Former White House chief of staff Mark Meadows and former Justice Department official Jeffrey Clark have both mounted efforts to prevent Willis from arresting them if they don’t voluntarily surrender by her Friday deadline.
Both men are seeking the pause as they attempt to move their charges from state court to federal court, with the hopes of asserting constitutional immunity and other defenses to get their counts dismissed.
Willis charged Meadows, Clark, Trump and 16 others in state court last week over alleged efforts to overturn the 2020 election.
After the grand jury voted on the indictment, Meadows quickly filed a notice to move his charges to federal court. Clark followed days later along with another co-defendant, David Shafer.
Shafer has surrendered voluntarily, but both Clark and Meadows on Tuesday went a step further and asked a federal judge to prevent their arrests.
Meadows has a Monday hearing scheduled for which court his case should proceed in. But Willis declined to extend her Friday surrender deadline for Meadows, indicating she planned to immediately issue an arrest warrant if he does not appear, court filings show.

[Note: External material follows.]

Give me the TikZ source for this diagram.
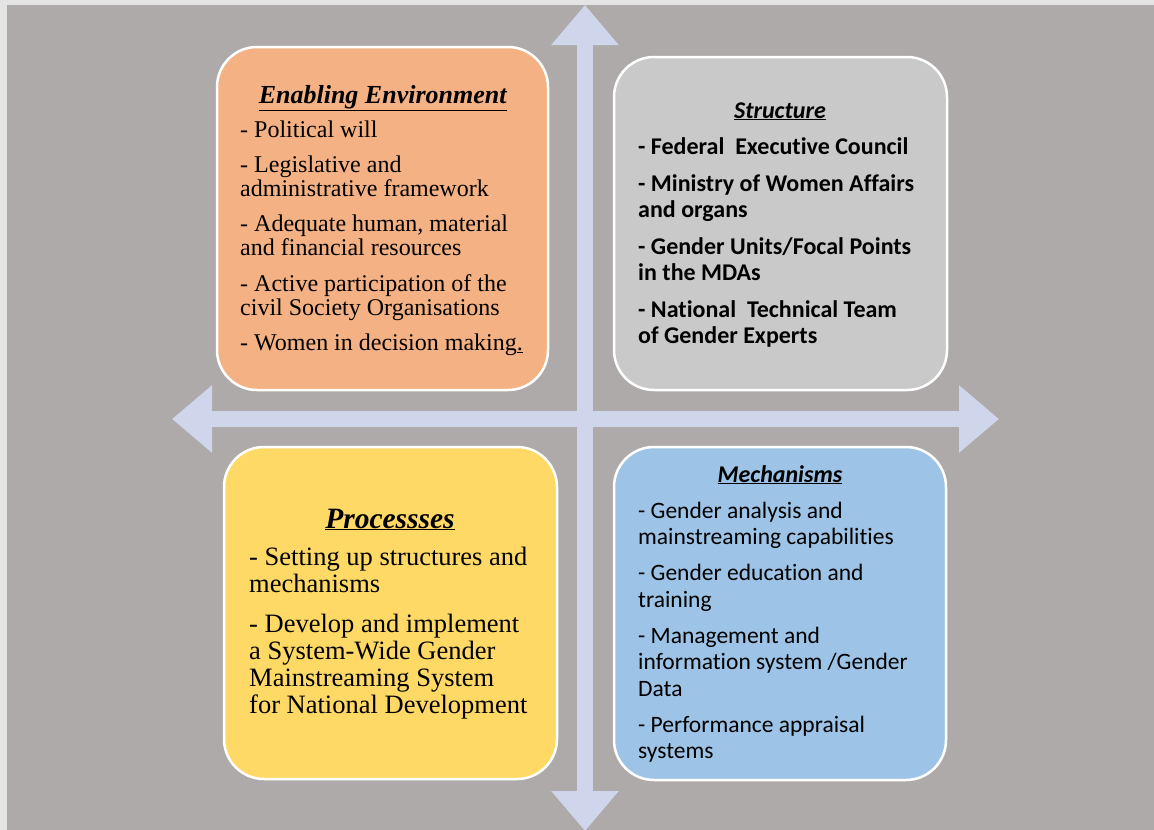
\documentclass[tikz,border=0pt]{standalone}
\usepackage{fontspec}
\setmainfont{Liberation Serif}
\newfontfamily\calibri[Ligatures=NoCommon]{Carlito}
\usetikzlibrary{arrows.meta}

\definecolor{bggray}{HTML}{AEAAAA}
\definecolor{axisblue}{HTML}{CFD5EA}
\definecolor{envorange}{HTML}{F4B183}
\definecolor{structgray}{HTML}{C9C9C9}
\definecolor{procyellow}{HTML}{FFD966}
\definecolor{mechblue}{HTML}{9DC3E6}
\definecolor{framegray}{HTML}{E4E4E4}

\newcommand{\heading}[1]{\underline{\textbf{\textit{#1}}}}

\begin{document}
\begin{tikzpicture}[
    x=1pt, y=-1pt,
    axis/.style = {line width=16pt, draw=axisblue, {Triangle[length=40pt,width=65pt]}-{Triangle[length=40pt,width=65pt]}},
    quad/.style = {rounded corners=40pt, draw=white, line width=2.5pt, inner sep=0pt},
    serif title/.style = {font=\fontsize{26}{28}\selectfont, anchor=base, inner sep=0pt},
    sans title/.style = {font=\calibri\fontsize{24}{28}\selectfont, anchor=base, inner sep=0pt},
    body/.style = {align=left, anchor=north west, inner sep=0pt}
]
\useasboundingbox (0,0) rectangle (1154,830);

% Background
\fill[framegray] (0,0) rectangle (1154,830);
\fill[bggray] (7,5) rectangle (1154,830);

% Axes
\coordinate (north) at (585,5);
\coordinate (south) at (585,831);
\coordinate (west) at (172,419);
\coordinate (east) at (999,419);
\draw[axis] (west) -- (east);
\draw[axis] (north) -- (south);

% Quadrants
\node[quad, fill=envorange, minimum width=331pt, minimum height=343pt] (env) at (382.5,218.5) {};
\node[quad, fill=structgray, minimum width=333pt, minimum height=333pt] (struct) at (780.5,223.5) {};
\node[quad, fill=procyellow, minimum width=333pt, minimum height=332pt] (proc) at (390.5,613) {};
\node[quad, fill=mechblue, minimum width=332pt, minimum height=333pt] (mech) at (780,613.5) {};

% Enabling Environment
\node[serif title] (envtitle) at (383,103) {\heading{Enabling Environment}};
\node[body, font=\fontsize{24}{24}\selectfont] (envtext) at (240,120.2) {\strut- Political will\\[11.3pt]- Legislative and\\administrative framework\\[11.3pt]- Adequate human, material\\and financial resources\\[11.3pt]- Active participation of the\\civil Society Organisations\\[11.3pt]- Women in decision making\underline{.}};

% Structure
\node[sans title] (structtitle) at (780,118) {\heading{Structure}};
\node[body, font=\calibri\bfseries\fontsize{24}{25.5}\selectfont] (structtext) at (638,136.15) {\strut- Federal\ \ Executive Council\\[12pt]- Ministry of Women Affairs\\and organs\\[12pt]- Gender Units/Focal Points\\in the MDAs\\[12pt]- National\ \ Technical Team\\of Gender Experts};

% Processes
\node[serif title, font=\fontsize{29.5}{32}\selectfont] (proctitle) at (390,528) {\heading{Processses}};
\node[body, font=\fontsize{26.5}{27}\selectfont] (proctext) at (249,546.1) {\strut- Setting up structures and\\mechanisms\\[13pt]- Develop and implement\\a System-Wide Gender\\Mainstreaming System\\for National Development};

% Mechanisms
\node[sans title] (mechtitle) at (780,482) {\heading{Mechanisms}};
\node[body, font=\calibri\fontsize{23.5}{26.5}\selectfont] (mechtext) at (638,499.45) {\strut- Gender analysis and\\mainstreaming capabilities\\[9.5pt]- Gender education and\\training\\[9.5pt]- Management and\\information system /Gender\\Data\\[9.5pt]- Performance appraisal\\systems};

\end{tikzpicture}
\end{document}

To protect him from being arrested, Meadows asked the judge to immediately permit his case to move ahead in federal court without the hearing. Alternatively, he asked for an order preventing his arrest before he heads to court on Monday.

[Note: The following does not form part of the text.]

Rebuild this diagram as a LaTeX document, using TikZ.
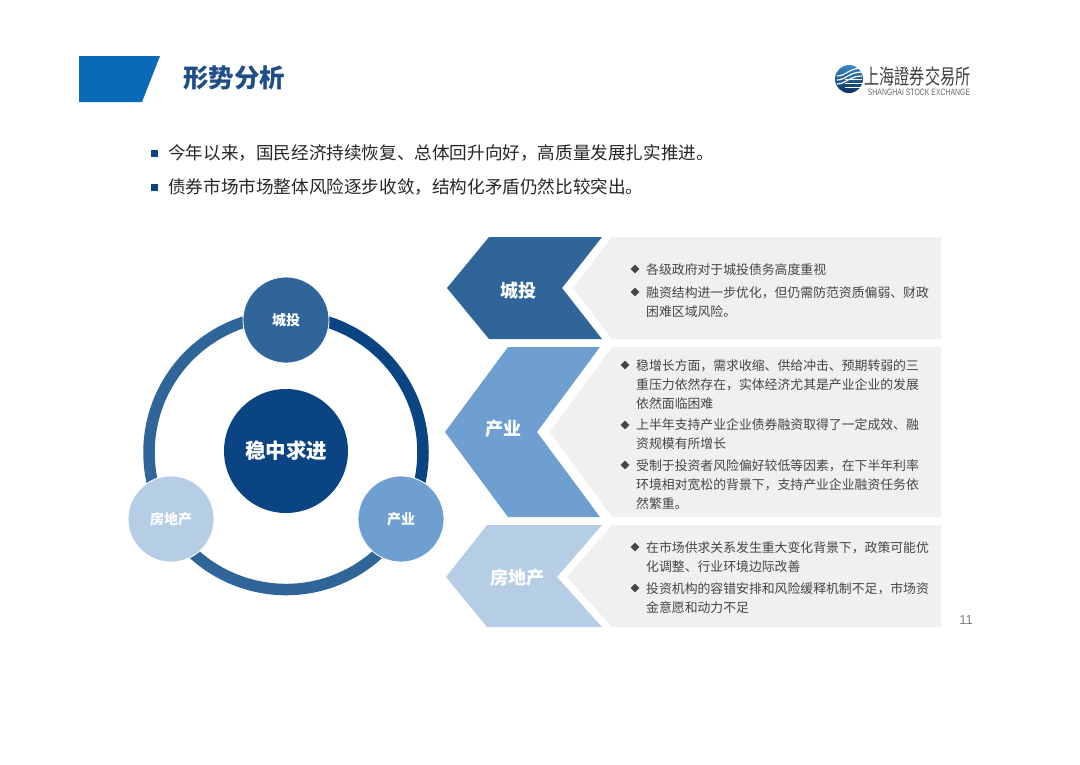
\documentclass[tikz,border=0pt]{standalone}
\usepackage{fontspec}
\setmainfont{Noto Sans CJK SC}
\newfontfamily\latinfont{Liberation Sans}
\usetikzlibrary{shapes.geometric}
\usetikzlibrary{calc}
\definecolor{headblue}{HTML}{0A69B8}
\definecolor{titleblue}{HTML}{1F4E87}
\definecolor{hubblue}{HTML}{0B4483}
\definecolor{ctblue}{HTML}{2F6598}
\definecolor{cyblue}{HTML}{6F9FD0}
\definecolor{fdcblue}{HTML}{B5CEE6}
\definecolor{panelgrey}{HTML}{F0F0F0}
\definecolor{bodygrey}{HTML}{454545}
\tikzset{
	orb/.style={circle, draw=white, line width=0.8pt, minimum size=86pt, inner sep=0pt, text=white, font=\fontsize{14}{16}\selectfont\bfseries},
	ringarc/.style={line width=11.5pt},
	tag/.style={text=white, inner sep=0pt, font=\fontsize{18}{20}\selectfont\bfseries},
	lead/.style={anchor=west, inner sep=0pt, text=black!85, font=\fontsize{17.6}{20}\selectfont},
	leadmark/.style={fill=hubblue, minimum size=7pt, inner sep=0pt},
	point/.style={anchor=north west, inner sep=0pt, align=left, text=bodygrey, font=\fontsize{12.85}{19}\selectfont},
	pointmark/.style={diamond, fill=bodygrey, minimum size=9pt, inner sep=0pt}
}
\begin{document}
\begin{tikzpicture}[x=1pt,y=-1pt]
	\useasboundingbox (0,0) rectangle (1080,764);
	% header
	\fill[headblue] (79,56) -- (160,56) -- (142,102) -- (79,102) -- cycle;
	\node[text=titleblue, inner sep=0pt, font=\fontsize{25.5}{28}\selectfont\bfseries] (title) at (234,78) {形势分析};
	% logo
	\node[circle, minimum size=28pt, inner sep=0pt, top color=headblue!80, bottom color=hubblue!70!black] (globe) at (849,79) {};
	\foreach \y in {-3,1,5} {
		\draw[white, line width=1.2pt] ($(globe)+(-12,\y)$) .. controls ($(globe)+(-3,\y)$) and ($(globe)+(0,\y-8)$) .. ($(globe)+(13,\y-8)$);
		\draw[white, line width=1pt] ($(globe)+(-4,\y+3)$) -- ($(globe)+(13,\y+3)$);
	}
	\node[inner sep=0pt, xscale=0.72, text=black!75, font=\fontsize{21}{23}\selectfont] (sse) at (917.5,76) {上海證券交易所};
	\node[inner sep=0pt, text=black!60, xscale=0.75, font=\latinfont\fontsize{9.2}{10}\selectfont] (sseen) at (919,92.5) {SHANGHAI STOCK EXCHANGE};
	% lead lines
	\node[leadmark] (m1) at (154,153) {};
	\node[lead] (l1) at (168,153) {今年以来，国民经济持续恢复、总体回升向好，高质量发展扎实推进。};
	\node[leadmark] (m2) at (154,187) {};
	\node[lead] (l2) at (168,187) {债券市场市场整体风险逐步收敛，结构化矛盾仍然比较突出。};
	% panels and arrows
	\fill[panelgrey] (612,237) -- (941,237) -- (941,339) -- (612,339) -- (573,288) -- cycle;
	\fill[panelgrey] (612,347) -- (941,347) -- (941,517) -- (612,517) -- (550,432) -- cycle;
	\fill[panelgrey] (612,525) -- (941,525) -- (941,627) -- (612,627) -- (567,577) -- cycle;
	\fill[ctblue] (447,288) -- (489,237) -- (602,237) -- (562,288) -- (602,339) -- (489,339) -- cycle;
	\fill[cyblue] (445,432) -- (508,347) -- (600,347) -- (537,432) -- (600,517) -- (508,517) -- cycle;
	\fill[fdcblue] (446,577) -- (487,525) -- (602,525) -- (557,577) -- (602,627) -- (487,627) -- cycle;
	\node[tag] (tag1) at (518,291) {城投};
	\node[tag] (tag2) at (503,429) {产业};
	\node[tag] (tag3) at (517,578) {房地产};
	% panel text
	\node[pointmark] (d1) at (635,269) {};
	\node[point] (t1) at (646,263) {各级政府对于城投债务高度重视};
	\node[pointmark] (d2) at (635,292) {};
	\node[point] (t2) at (646,286) {融资结构进一步优化，但仍需防范资质偏弱、财政\\困难区域风险。};
	\node[pointmark] (d3) at (625,365) {};
	\node[point] (t3) at (636,359.5) {稳增长方面，需求收缩、供给冲击、预期转弱的三\\重压力依然存在，实体经济尤其是产业企业的发展\\依然面临困难};
	\node[pointmark] (d4) at (625,425) {};
	\node[point] (t4) at (636,418.5) {上半年支持产业企业债券融资取得了一定成效、融\\资规模有所增长};
	\node[pointmark] (d5) at (625,465) {};
	\node[point] (t5) at (636,459.5) {受制于投资者风险偏好较低等因素，在下半年利率\\环境相对宽松的背景下，支持产业企业融资任务依\\然繁重。};
	\node[pointmark] (d6) at (635,547) {};
	\node[point] (t6) at (646,541.5) {在市场供求关系发生重大变化背景下，政策可能优\\化调整、行业环境边际改善};
	\node[pointmark] (d7) at (635,588) {};
	\node[point] (t7) at (646,582) {投资机构的容错安排和风险缓释机制不足，市场资\\金意愿和动力不足};
	\node[text=black!50, inner sep=0pt, font=\latinfont\fontsize{13}{15}\selectfont] (page) at (966,620.5) {11};
	% ring
	\coordinate (ringc) at (286,452.5);
	\node[circle, fill=hubblue, minimum size=124pt, inner sep=0pt, text=white, font=\fontsize{20.5}{23}\selectfont\bfseries] (hub) at (286,451) {稳中求进};
	\draw[ringarc, hubblue] ($(ringc)+(90:137pt)$) arc[start angle=90, end angle=-30, radius=137pt];
	\draw[ringarc, ctblue] ($(ringc)+(90:137pt)$) arc[start angle=90, end angle=210, radius=137pt];
	\draw[ringarc, ctblue] ($(ringc)+(210:137pt)$) arc[start angle=210, end angle=330, radius=137pt];
	\node[orb, fill=ctblue] (ct) at (286,320) {城投};
	\node[orb, fill=cyblue] (cy) at (401,519) {产业};
	\node[orb, fill=fdcblue] (fdc) at (171,519) {房地产};
\end{tikzpicture}
\end{document}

“Absent this Court’s intervention, Mr. Meadows will be denied the protection from arrest that federal law affords former federal officials, and this Court’s prompt but orderly consideration of removal will be frustrated,” Meadows’ attorney, John Moran, wrote in court filings.
Clark’s request is legally distinct from the one from Meadows, however.
Meadows is attempting to move only the charges against him to federal court. Clark is trying to move to federal court the charges and the special purpose grand jury, which previously heard evidence in the probe and recommended charges. Those jurors, however, did not vote on the indictment.
Clark claims the special grand jury was technically a civil proceeding, not criminal.
When a party lodges an attempt to move their civil case to federal court, the state proceedings are automatically paused. But if it is criminal, the state proceedings continue until the judge determines the case should move ahead in federal court.
Clark argues that means the state proceedings and arrests should have been automatically paused when he filed his move attempt. Alternatively, he asked the judge to block his arrest on the same legal grounds as Meadows.
“The [special purpose grand jury] Proceedings were used as an investigative tool and as a lead-in to the criminal charges and the two sets of proceedings are thus inextricably linked to one another,” Clark’s attorney, Harry MacDougald, wrote in court filings.